What is needed
Using the entries shown below, output the line containing "Output the Python", the line containing "from matplotlib.patches import FancyBboxPatch", and every line between them, exactly. Pictures are omitted.
--------------------------------
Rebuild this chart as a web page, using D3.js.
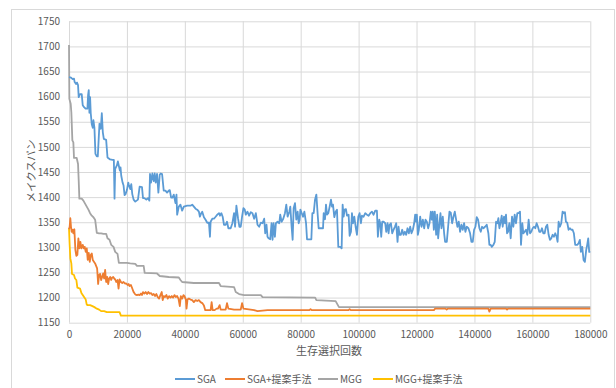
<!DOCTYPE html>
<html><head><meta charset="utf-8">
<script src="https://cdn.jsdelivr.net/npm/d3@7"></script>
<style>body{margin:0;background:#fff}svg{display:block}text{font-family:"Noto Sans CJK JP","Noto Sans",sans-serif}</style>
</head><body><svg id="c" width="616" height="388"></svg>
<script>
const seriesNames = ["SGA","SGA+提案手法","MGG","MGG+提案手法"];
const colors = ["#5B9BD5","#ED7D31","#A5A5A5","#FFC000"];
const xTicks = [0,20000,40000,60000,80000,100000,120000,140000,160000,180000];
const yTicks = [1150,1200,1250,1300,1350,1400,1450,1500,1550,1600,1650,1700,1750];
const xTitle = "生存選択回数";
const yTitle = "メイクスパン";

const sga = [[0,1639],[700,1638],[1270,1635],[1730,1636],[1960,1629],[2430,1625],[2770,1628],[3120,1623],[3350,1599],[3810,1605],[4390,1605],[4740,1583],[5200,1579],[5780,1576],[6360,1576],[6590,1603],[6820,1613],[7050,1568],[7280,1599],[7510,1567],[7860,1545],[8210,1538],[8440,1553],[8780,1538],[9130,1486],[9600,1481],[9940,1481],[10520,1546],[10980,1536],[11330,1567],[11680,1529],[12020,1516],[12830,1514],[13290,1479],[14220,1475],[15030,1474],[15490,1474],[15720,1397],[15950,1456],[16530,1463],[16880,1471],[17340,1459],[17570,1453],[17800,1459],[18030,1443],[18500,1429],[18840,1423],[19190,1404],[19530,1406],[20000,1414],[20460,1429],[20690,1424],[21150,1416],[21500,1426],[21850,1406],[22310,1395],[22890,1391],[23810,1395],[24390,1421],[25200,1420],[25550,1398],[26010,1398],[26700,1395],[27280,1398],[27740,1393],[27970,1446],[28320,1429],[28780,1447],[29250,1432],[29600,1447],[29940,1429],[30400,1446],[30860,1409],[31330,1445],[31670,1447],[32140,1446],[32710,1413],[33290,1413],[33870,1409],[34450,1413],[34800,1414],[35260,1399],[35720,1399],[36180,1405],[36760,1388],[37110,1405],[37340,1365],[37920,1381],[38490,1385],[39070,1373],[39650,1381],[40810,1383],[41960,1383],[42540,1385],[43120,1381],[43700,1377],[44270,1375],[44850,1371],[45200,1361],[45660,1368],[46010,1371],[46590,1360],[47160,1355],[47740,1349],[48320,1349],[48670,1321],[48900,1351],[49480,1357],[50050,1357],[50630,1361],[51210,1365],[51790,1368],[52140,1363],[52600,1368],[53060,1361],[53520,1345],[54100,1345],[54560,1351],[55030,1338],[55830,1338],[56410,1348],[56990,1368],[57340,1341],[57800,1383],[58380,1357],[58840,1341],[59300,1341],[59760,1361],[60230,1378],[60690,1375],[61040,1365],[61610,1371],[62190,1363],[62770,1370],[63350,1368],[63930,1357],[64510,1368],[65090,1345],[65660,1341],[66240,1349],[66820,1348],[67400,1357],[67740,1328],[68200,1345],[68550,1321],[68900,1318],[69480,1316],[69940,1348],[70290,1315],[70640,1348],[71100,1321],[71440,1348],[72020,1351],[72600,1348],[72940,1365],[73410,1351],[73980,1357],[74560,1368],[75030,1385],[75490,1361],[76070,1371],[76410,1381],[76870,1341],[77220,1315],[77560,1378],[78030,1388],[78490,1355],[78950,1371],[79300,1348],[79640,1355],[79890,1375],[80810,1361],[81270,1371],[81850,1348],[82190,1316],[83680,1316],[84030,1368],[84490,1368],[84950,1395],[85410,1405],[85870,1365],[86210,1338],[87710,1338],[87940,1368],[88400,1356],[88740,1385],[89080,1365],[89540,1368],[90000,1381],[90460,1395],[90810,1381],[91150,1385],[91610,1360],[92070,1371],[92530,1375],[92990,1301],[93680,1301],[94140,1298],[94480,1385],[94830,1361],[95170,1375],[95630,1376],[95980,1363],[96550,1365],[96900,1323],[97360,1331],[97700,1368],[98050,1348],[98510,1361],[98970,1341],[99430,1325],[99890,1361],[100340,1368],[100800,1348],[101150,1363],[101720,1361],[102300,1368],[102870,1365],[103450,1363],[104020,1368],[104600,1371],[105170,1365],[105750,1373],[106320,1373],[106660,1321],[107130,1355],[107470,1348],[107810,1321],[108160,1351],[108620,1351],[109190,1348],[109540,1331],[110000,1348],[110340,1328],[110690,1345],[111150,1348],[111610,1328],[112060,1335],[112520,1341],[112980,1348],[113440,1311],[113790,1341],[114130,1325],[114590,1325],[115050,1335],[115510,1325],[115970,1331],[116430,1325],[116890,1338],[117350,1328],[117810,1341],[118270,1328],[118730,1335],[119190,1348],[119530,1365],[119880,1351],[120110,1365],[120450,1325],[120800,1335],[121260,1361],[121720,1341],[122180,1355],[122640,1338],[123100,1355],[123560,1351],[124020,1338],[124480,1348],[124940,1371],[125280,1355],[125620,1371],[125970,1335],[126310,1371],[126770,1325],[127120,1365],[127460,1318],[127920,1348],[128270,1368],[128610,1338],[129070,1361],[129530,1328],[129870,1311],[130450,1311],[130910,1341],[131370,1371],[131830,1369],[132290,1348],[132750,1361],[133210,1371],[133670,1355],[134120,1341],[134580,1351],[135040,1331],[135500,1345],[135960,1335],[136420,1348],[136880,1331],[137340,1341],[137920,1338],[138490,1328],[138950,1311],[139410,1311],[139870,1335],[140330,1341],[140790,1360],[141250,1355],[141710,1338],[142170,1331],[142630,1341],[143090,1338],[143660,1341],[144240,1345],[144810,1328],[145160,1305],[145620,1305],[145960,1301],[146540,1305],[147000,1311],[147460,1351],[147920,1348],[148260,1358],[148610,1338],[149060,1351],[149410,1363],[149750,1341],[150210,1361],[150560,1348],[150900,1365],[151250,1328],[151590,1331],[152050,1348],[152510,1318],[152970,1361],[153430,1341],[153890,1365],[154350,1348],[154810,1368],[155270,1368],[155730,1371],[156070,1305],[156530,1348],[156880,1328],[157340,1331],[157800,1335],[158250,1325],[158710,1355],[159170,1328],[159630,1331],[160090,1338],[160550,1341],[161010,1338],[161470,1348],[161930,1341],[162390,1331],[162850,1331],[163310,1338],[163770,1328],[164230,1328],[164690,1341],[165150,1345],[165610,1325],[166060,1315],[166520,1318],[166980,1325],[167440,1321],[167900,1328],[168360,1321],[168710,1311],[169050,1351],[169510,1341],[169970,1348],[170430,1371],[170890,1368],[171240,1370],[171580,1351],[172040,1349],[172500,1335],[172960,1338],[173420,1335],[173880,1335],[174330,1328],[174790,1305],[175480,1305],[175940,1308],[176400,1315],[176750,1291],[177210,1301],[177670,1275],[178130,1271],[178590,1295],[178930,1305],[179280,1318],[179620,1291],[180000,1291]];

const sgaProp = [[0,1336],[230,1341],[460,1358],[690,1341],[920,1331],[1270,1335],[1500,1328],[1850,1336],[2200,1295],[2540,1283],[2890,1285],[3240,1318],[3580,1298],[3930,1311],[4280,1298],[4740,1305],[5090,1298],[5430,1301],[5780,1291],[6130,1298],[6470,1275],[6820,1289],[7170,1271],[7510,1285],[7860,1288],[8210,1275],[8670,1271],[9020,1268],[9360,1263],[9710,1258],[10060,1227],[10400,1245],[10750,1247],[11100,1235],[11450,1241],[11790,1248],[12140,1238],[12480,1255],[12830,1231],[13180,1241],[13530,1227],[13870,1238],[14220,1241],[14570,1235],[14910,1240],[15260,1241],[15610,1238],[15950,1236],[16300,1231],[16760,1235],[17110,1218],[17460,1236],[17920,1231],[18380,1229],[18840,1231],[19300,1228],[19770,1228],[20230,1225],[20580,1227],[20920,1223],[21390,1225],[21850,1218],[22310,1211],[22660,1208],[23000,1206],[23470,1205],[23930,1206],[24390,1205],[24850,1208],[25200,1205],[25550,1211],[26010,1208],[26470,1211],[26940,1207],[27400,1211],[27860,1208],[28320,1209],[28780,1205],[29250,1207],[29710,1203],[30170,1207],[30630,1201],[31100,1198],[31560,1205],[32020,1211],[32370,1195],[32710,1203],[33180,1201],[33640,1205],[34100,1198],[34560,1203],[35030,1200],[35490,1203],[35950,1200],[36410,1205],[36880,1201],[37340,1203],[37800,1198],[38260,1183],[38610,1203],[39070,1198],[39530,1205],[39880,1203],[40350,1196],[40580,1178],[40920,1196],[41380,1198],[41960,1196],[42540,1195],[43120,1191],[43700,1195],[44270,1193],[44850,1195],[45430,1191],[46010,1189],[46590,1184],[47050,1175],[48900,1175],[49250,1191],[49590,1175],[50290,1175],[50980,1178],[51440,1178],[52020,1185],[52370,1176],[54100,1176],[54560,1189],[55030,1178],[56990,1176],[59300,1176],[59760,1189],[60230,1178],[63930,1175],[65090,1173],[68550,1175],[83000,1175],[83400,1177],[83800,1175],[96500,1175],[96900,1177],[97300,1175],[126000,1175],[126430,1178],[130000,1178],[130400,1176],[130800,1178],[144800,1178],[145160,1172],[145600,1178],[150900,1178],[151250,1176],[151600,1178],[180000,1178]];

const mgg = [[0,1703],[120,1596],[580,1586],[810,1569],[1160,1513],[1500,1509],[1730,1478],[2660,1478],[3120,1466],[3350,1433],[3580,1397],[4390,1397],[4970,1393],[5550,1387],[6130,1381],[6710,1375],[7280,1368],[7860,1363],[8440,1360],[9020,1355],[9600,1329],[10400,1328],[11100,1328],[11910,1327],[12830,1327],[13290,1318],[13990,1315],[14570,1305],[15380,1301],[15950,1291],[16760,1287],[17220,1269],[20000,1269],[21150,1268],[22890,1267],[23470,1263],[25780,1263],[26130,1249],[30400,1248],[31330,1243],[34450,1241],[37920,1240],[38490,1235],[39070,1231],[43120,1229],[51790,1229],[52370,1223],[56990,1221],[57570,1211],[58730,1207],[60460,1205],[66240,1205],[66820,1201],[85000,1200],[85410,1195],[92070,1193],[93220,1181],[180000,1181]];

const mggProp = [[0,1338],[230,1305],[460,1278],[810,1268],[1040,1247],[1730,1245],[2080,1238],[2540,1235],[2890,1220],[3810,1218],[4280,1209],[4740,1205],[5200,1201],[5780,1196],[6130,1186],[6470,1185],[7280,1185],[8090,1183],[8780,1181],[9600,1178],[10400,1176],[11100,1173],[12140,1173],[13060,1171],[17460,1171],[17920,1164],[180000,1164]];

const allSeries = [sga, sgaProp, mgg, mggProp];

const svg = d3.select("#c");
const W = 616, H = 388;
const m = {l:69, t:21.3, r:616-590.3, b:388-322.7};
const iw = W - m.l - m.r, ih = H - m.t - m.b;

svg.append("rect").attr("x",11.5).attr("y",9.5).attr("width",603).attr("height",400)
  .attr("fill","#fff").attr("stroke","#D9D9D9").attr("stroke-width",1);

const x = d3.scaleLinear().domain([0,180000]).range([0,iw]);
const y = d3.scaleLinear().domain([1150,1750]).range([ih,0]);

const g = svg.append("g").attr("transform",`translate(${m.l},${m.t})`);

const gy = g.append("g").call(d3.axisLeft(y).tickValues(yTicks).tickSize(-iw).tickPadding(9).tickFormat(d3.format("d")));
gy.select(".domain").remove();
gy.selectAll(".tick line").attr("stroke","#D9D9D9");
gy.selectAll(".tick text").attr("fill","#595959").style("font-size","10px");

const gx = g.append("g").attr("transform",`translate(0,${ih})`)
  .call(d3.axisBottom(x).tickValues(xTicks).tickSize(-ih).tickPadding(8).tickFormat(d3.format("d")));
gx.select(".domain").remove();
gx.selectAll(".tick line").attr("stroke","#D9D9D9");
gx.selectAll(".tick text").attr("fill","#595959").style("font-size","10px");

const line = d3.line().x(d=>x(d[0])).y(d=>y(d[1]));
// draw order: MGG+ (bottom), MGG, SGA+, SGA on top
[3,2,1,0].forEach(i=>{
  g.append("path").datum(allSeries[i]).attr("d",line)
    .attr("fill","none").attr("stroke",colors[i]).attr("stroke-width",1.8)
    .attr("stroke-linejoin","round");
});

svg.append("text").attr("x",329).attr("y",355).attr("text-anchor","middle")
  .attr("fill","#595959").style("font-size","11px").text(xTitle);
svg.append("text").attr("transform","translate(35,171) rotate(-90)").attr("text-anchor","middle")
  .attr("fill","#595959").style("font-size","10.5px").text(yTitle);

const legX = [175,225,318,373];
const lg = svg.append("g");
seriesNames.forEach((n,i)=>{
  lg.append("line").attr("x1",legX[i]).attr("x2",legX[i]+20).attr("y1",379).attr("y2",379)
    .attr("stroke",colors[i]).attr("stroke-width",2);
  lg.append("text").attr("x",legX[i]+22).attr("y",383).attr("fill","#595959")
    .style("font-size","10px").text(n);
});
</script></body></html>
--------------------------------
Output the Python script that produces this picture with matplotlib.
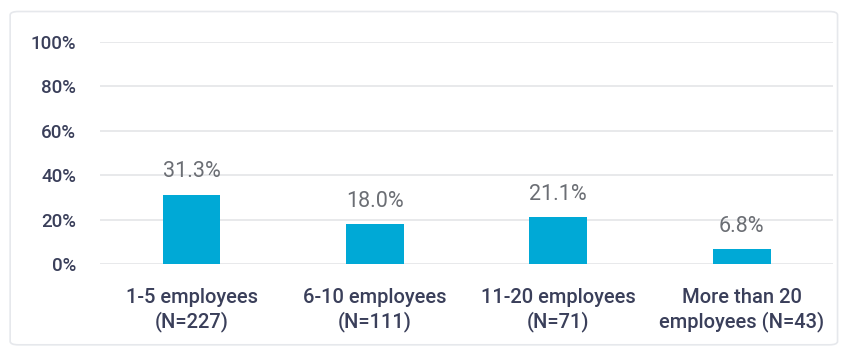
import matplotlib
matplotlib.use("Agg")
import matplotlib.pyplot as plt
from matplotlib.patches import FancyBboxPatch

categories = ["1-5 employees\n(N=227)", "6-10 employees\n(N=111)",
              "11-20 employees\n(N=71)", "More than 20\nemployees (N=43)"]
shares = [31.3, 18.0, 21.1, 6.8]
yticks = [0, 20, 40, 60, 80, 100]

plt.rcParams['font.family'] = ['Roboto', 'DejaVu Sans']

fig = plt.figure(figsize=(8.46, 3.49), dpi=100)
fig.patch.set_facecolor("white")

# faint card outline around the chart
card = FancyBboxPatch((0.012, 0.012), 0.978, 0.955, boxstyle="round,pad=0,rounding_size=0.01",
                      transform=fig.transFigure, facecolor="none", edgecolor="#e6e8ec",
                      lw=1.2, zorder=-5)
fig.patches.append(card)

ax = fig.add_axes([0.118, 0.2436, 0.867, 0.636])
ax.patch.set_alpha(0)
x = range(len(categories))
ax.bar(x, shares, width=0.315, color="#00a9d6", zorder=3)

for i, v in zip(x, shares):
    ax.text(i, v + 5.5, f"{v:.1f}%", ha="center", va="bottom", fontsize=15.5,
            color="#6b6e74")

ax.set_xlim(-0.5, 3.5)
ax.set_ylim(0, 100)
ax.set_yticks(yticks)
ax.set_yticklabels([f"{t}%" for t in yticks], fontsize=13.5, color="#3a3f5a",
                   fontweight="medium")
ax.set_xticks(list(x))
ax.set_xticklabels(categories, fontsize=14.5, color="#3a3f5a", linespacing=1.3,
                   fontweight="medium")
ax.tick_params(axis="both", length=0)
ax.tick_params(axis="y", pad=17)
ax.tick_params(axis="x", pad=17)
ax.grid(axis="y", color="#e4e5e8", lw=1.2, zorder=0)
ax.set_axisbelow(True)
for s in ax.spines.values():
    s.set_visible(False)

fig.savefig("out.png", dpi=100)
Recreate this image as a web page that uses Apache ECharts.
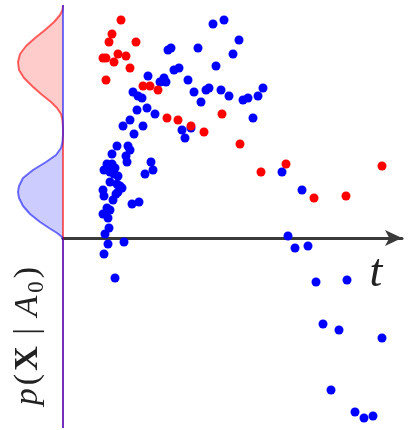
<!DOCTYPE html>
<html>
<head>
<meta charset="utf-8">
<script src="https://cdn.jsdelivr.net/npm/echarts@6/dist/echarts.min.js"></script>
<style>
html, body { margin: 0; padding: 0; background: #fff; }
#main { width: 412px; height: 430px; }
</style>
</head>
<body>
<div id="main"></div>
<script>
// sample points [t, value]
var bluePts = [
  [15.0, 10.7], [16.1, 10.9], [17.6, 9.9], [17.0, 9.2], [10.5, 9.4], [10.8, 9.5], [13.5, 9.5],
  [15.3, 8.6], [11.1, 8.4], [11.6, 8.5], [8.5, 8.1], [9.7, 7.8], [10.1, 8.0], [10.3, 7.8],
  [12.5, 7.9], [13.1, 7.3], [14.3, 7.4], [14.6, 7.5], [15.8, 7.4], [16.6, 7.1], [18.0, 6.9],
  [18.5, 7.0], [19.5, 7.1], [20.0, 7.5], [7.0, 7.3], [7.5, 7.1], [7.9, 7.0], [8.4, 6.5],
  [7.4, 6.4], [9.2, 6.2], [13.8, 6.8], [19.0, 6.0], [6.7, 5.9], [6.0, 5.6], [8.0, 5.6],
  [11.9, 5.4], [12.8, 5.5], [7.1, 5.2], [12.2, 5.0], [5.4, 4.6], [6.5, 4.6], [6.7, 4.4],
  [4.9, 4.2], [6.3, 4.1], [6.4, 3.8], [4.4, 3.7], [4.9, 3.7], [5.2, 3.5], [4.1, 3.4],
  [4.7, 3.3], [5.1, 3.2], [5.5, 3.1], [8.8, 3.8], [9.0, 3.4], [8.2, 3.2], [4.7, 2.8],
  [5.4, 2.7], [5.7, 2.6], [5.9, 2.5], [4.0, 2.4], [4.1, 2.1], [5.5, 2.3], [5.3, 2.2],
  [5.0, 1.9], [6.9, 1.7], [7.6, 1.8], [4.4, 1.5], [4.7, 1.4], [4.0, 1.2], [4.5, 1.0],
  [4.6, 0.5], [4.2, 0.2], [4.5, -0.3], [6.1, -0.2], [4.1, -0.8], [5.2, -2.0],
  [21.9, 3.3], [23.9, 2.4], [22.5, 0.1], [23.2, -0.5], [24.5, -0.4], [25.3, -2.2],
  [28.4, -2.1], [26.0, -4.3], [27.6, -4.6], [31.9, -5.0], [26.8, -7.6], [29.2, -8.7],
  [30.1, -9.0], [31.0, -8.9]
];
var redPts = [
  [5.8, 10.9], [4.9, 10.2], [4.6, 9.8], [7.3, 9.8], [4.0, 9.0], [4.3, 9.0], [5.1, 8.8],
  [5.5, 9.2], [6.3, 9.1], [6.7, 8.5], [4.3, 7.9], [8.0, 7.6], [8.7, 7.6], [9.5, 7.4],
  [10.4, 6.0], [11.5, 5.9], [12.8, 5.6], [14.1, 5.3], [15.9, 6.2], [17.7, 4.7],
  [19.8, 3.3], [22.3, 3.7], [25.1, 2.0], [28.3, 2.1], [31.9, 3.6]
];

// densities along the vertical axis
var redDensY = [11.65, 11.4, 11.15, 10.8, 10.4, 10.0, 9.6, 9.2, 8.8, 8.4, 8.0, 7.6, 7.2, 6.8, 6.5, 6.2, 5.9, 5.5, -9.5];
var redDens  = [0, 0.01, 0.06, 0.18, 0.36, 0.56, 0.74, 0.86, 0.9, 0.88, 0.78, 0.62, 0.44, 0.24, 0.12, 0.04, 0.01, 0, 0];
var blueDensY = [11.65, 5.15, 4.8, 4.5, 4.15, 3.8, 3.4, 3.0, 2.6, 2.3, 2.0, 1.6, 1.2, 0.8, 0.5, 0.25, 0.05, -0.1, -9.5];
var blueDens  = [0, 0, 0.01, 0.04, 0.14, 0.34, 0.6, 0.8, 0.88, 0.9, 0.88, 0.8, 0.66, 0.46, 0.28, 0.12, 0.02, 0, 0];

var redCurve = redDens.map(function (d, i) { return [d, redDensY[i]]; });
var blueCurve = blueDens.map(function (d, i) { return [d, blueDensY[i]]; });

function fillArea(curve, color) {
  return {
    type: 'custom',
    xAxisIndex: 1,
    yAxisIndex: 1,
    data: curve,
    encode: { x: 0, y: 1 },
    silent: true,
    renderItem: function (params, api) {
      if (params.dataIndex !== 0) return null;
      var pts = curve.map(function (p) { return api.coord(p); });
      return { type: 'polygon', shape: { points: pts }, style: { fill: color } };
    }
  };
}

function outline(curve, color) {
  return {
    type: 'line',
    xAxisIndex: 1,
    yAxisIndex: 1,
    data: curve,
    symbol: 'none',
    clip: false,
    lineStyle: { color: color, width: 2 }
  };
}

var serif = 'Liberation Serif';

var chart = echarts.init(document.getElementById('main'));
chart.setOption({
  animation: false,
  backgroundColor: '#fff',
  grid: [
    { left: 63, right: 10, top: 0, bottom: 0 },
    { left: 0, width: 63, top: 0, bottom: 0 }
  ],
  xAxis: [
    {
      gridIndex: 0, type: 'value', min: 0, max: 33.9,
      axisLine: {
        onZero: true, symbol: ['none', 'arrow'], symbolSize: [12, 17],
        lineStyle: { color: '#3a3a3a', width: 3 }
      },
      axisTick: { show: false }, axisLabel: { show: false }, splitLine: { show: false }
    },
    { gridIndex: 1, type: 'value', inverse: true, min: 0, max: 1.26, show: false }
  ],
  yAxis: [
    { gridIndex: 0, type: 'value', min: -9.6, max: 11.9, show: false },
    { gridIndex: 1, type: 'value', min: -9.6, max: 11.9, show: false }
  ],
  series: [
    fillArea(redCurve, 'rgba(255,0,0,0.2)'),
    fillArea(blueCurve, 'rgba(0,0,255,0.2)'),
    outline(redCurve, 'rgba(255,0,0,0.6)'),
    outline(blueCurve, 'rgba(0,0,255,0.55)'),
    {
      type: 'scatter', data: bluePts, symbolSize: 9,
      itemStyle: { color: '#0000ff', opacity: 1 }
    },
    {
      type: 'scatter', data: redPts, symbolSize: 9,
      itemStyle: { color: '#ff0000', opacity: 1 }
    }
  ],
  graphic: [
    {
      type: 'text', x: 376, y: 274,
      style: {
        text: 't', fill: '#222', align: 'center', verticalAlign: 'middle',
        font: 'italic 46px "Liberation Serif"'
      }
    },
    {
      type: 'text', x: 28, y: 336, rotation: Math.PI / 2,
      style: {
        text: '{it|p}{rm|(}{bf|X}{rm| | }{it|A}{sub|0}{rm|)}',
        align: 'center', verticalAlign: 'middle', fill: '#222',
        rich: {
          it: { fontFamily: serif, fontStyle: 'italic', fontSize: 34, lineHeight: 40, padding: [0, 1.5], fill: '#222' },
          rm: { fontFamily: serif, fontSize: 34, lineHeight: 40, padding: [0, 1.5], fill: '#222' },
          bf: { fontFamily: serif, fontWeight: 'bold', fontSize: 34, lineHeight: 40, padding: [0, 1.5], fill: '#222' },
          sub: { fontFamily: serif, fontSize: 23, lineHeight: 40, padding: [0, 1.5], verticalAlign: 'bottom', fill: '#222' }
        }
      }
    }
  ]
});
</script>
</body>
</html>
--------------------------------
Solution for this task
Output the Python script that produces this picture with matplotlib.
import matplotlib
matplotlib.use("Agg")
import matplotlib.pyplot as plt
from matplotlib.patches import FancyBboxPatch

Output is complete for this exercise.